Not New York, the city; New York, the magazine.

Here’s esteemed art critic Jerry Saltz in the current issue, which surveys the cultural zeitgeist from 2000-2009, writing about Jeff Koons and his monumental, 40-foot floral sculpture of a West Highland white terrier, clad in 50,000 petunias, begonias, marigolds and chrysanthemums:


After his 1991 ‘Made in Heaven’ exhibition, in which we saw graphic depictions of Koons and his ex-wife, the porn star La Cicciolina, having sex, Koons was shunned within the art world. He wasn’t invited to biennials; he had only one more New York solo gallery show in the nineties. To get a sense of how that felt to Koons, consider that he once mused about being ‘burned at the stake.’ So he spent most of the nineties working to return to New York with something utterly perfect, powerful, and beyond criticism. ‘Puppy’ accomplished that. Not only was it an instant icon; it is the first piece of art exhibited in the 21st century that was clearly jockeying for pop-culture supremacy.

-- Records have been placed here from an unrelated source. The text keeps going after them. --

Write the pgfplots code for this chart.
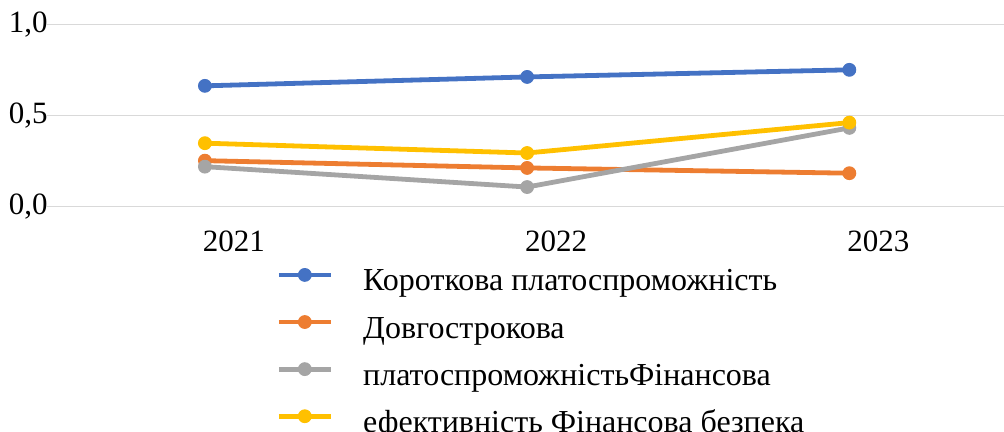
\documentclass[border=0pt]{standalone}
\usepackage{fontspec}
\setmainfont{Liberation Serif}
\usepackage{pgfplots}
\pgfplotsset{compat=1.18}
\definecolor{cblue}{HTML}{4472C4}
\definecolor{corange}{HTML}{ED7D31}
\definecolor{cgray}{HTML}{A5A5A5}
\definecolor{cyellow}{HTML}{FFC000}
\definecolor{cgrid}{HTML}{D9D9D9}
\begin{document}
\begin{tikzpicture}
\useasboundingbox (-23.5pt,-112.65pt) rectangle (478.5pt,103.35pt);
\begin{axis}[
  at={(0,0)}, anchor=south west, scale only axis,
  width=478.5pt, height=91pt,
  xmin=-0.49, xmax=2.48, ymin=0, ymax=1,
  axis line style={draw=none},
  ymajorgrids, grid style={color=cgrid, line width=0.6pt},
  xtick={0,1,2}, xticklabels={2021,2022,2023},
  ytick={0,0.5,1}, yticklabels={{0,0},{0,5},{1,0}},
  major tick length=0pt,
  tick label style={font=\rmfamily\fontsize{15.5}{18}\selectfont},
  xticklabel style={anchor=north, inner sep=0pt, xshift=14.5pt, yshift=-12pt},
  yticklabel style={anchor=east, inner sep=0pt, xshift=0.5pt},
  clip=false,
  legend style={at={(0.2393,-0.3375)}, anchor=north west, draw=none, fill=none,
    inner sep=0pt, font=\rmfamily\fontsize{16}{18}\selectfont,
    nodes={inner sep=0pt, text height=10pt, text depth=3pt},
    row sep=9.35pt, /tikz/column 1/.style={column sep=15pt}},
  legend cell align=left,
  legend image code/.code={\draw[yshift=4.5pt,mark repeat=2,mark phase=2,#1] plot coordinates {(0pt,0pt)(13pt,0pt)(26pt,0pt)};},
  every axis plot/.append style={line width=2.4pt, mark=*, mark size=3.2pt, mark options={solid, line width=0.5pt}},
]
\addplot[cblue] coordinates {(0,0.664) (1,0.713) (2,0.752)};
\addlegendentry{Короткова платоспроможність}
\addplot[corange] coordinates {(0,0.253) (1,0.213) (2,0.184)};
\addlegendentry{Довгострокова}
\addplot[cgray] coordinates {(0,0.220) (1,0.108) (2,0.433)};
\addlegendentry{платоспроможністьФінансова}
\addplot[cyellow] coordinates {(0,0.349) (1,0.295) (2,0.462)};
\addlegendentry{ефективність Фінансова безпека}
\end{axis}
\end{tikzpicture}
\end{document}
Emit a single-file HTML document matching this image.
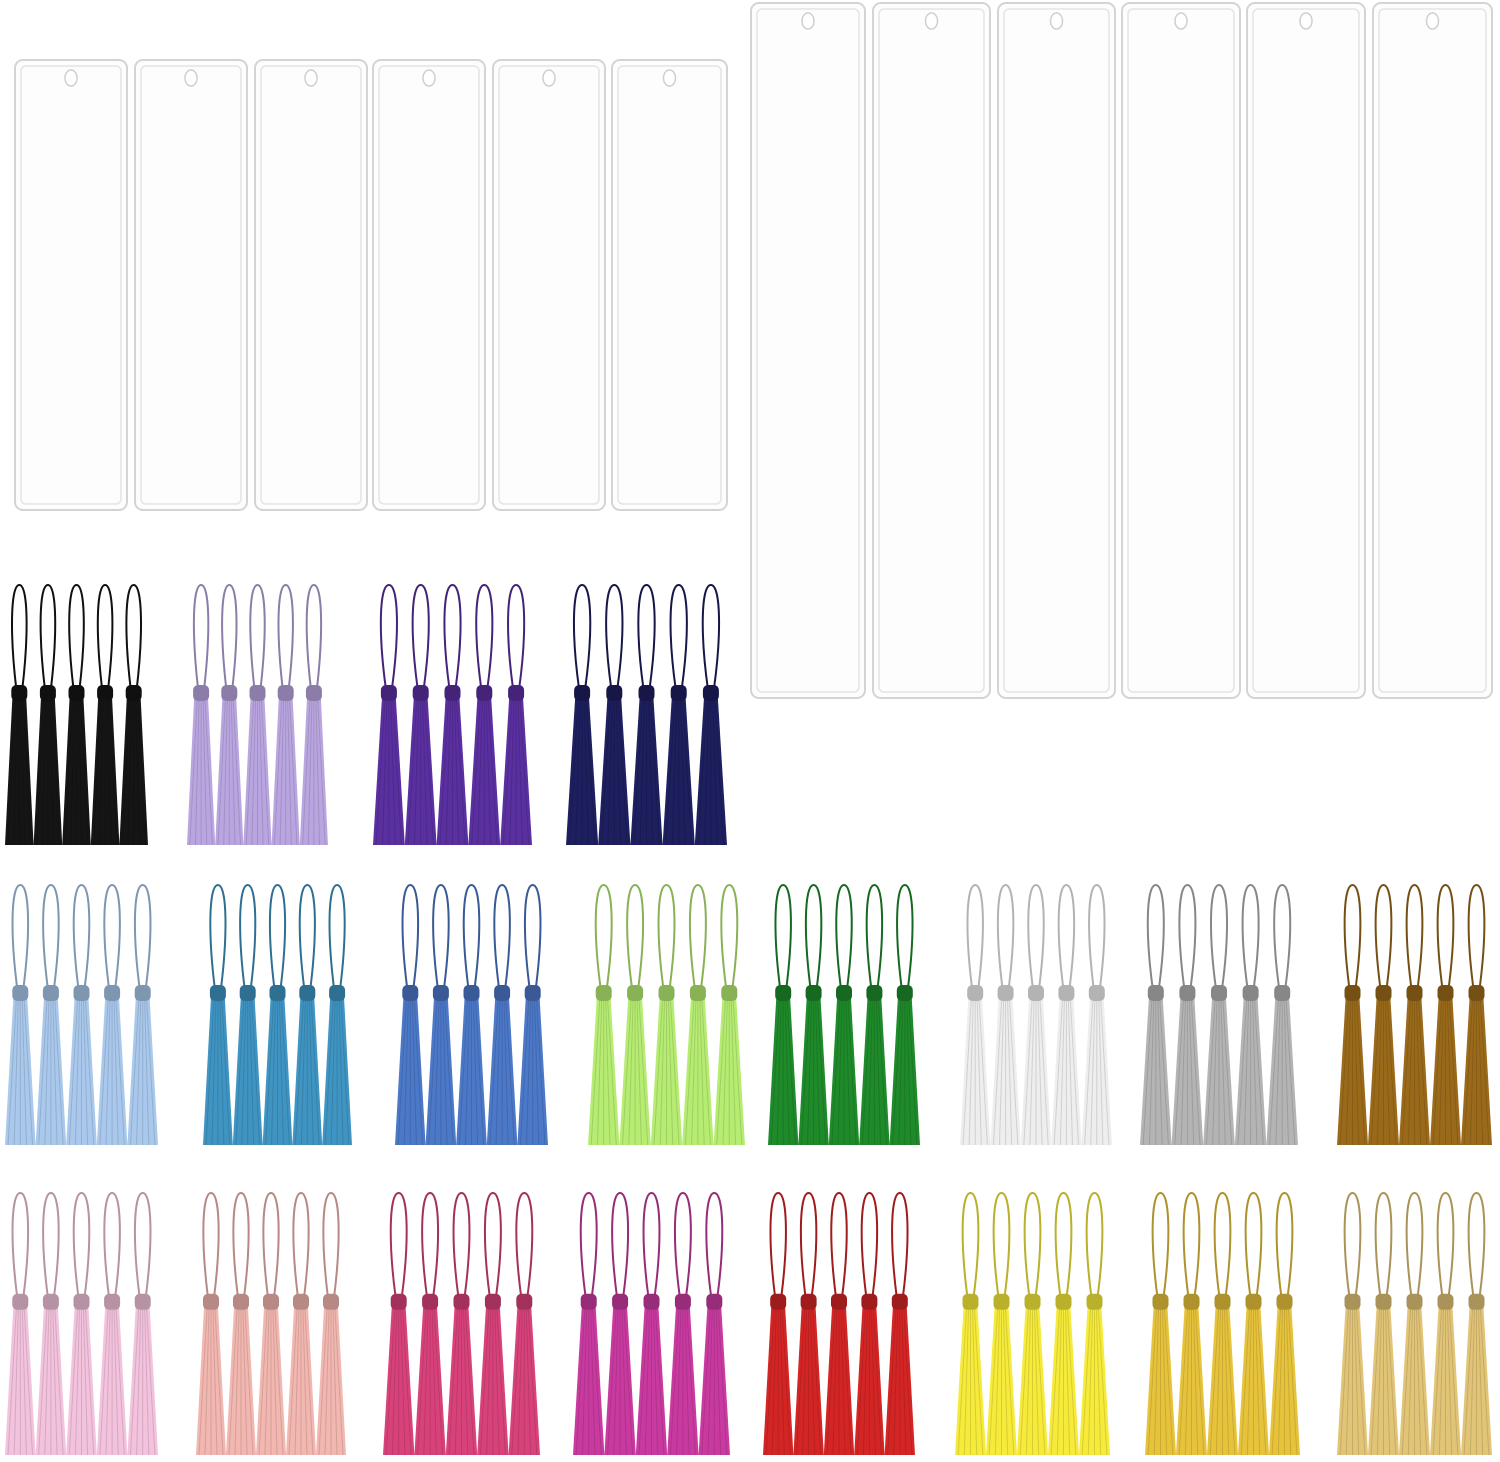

“Puppy” was “the first piece of art exhibited in the 21st century that was clearly jockeying for pop-culture supremacy”? Was it preparing for that in 1992 when it was first shown in Bad Arolsen, Germany, a stone’s throw from Kassel and the mega-show Documenta IX, whose art-world thunder the wonderful doggie stole?

Or in 1995, when it went up Down Under, just across the inlet from the iconic Opera House in Sydney, Australia (pictured)?

Or in 1997, when it became a photogenic add-on to Frank Gehry’s Guggenheim Museum in Bilbao, Spain, arguably the most photographed building of the last 50 years?

Apparently the assault on Manhattan was planned with extraordinary, slow-motion cunning.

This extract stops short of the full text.